— begin Records supplied —

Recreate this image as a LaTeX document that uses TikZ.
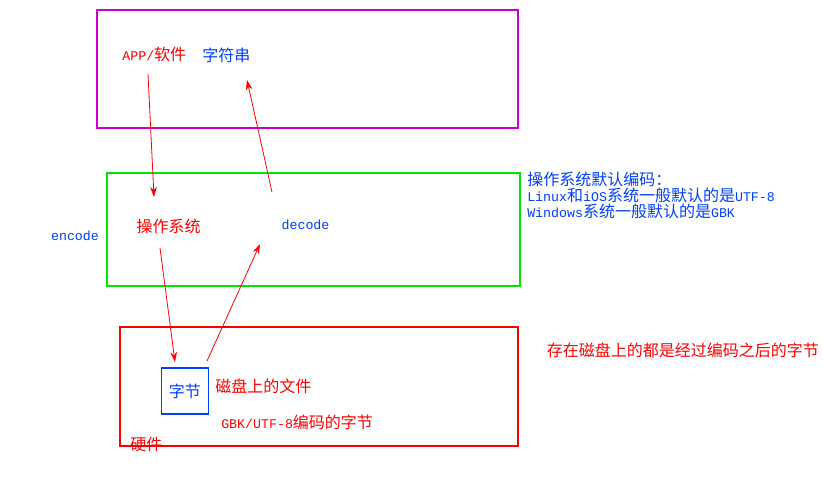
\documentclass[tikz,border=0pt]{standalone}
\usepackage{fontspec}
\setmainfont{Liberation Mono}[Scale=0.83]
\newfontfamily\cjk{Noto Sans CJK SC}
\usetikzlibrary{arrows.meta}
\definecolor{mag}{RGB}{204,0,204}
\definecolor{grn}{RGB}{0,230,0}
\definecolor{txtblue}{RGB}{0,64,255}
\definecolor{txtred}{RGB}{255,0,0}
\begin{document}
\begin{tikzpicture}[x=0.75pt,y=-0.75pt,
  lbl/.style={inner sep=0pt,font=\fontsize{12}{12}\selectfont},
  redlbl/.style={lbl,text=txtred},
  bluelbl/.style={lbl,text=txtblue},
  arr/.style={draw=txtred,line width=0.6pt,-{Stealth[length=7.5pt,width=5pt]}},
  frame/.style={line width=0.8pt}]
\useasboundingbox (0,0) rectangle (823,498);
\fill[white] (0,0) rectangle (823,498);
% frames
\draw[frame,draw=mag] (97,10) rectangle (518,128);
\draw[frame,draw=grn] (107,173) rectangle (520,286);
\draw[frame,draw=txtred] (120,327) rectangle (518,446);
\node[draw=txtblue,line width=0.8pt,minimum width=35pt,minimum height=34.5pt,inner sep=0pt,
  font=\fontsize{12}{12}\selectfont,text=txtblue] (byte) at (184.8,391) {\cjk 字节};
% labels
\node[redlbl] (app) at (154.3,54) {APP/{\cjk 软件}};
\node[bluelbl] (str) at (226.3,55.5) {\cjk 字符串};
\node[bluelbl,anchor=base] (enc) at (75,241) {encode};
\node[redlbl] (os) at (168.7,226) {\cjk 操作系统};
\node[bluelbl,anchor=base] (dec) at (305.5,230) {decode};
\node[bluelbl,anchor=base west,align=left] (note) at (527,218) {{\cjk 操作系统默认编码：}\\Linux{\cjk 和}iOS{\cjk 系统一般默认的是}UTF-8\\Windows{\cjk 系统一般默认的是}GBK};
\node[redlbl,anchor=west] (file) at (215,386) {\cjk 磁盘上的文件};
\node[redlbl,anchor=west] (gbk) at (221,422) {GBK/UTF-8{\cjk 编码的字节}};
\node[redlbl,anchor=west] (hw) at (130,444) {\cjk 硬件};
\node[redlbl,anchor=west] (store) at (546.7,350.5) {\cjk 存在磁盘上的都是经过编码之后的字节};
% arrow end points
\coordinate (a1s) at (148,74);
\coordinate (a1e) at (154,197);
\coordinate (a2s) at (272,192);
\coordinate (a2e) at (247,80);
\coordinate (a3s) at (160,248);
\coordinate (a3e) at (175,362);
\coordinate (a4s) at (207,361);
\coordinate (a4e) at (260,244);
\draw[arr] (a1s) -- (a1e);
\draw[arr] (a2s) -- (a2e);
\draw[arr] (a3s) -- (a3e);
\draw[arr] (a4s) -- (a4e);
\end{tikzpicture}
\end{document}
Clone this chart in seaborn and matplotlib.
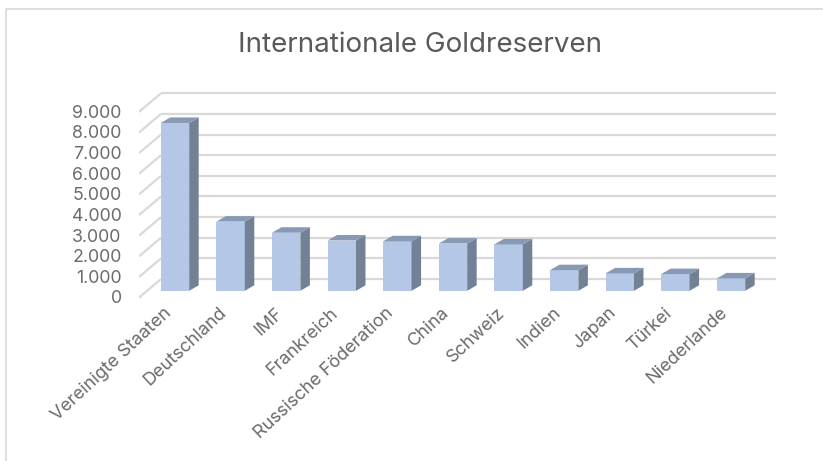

— end Records supplied —

[Short task]:
Within the material above, find the lines that contain the word "this"; copy them.

[Result]:
Recreate this image as a LaTeX document that uses TikZ.
Clone this chart in seaborn and matplotlib.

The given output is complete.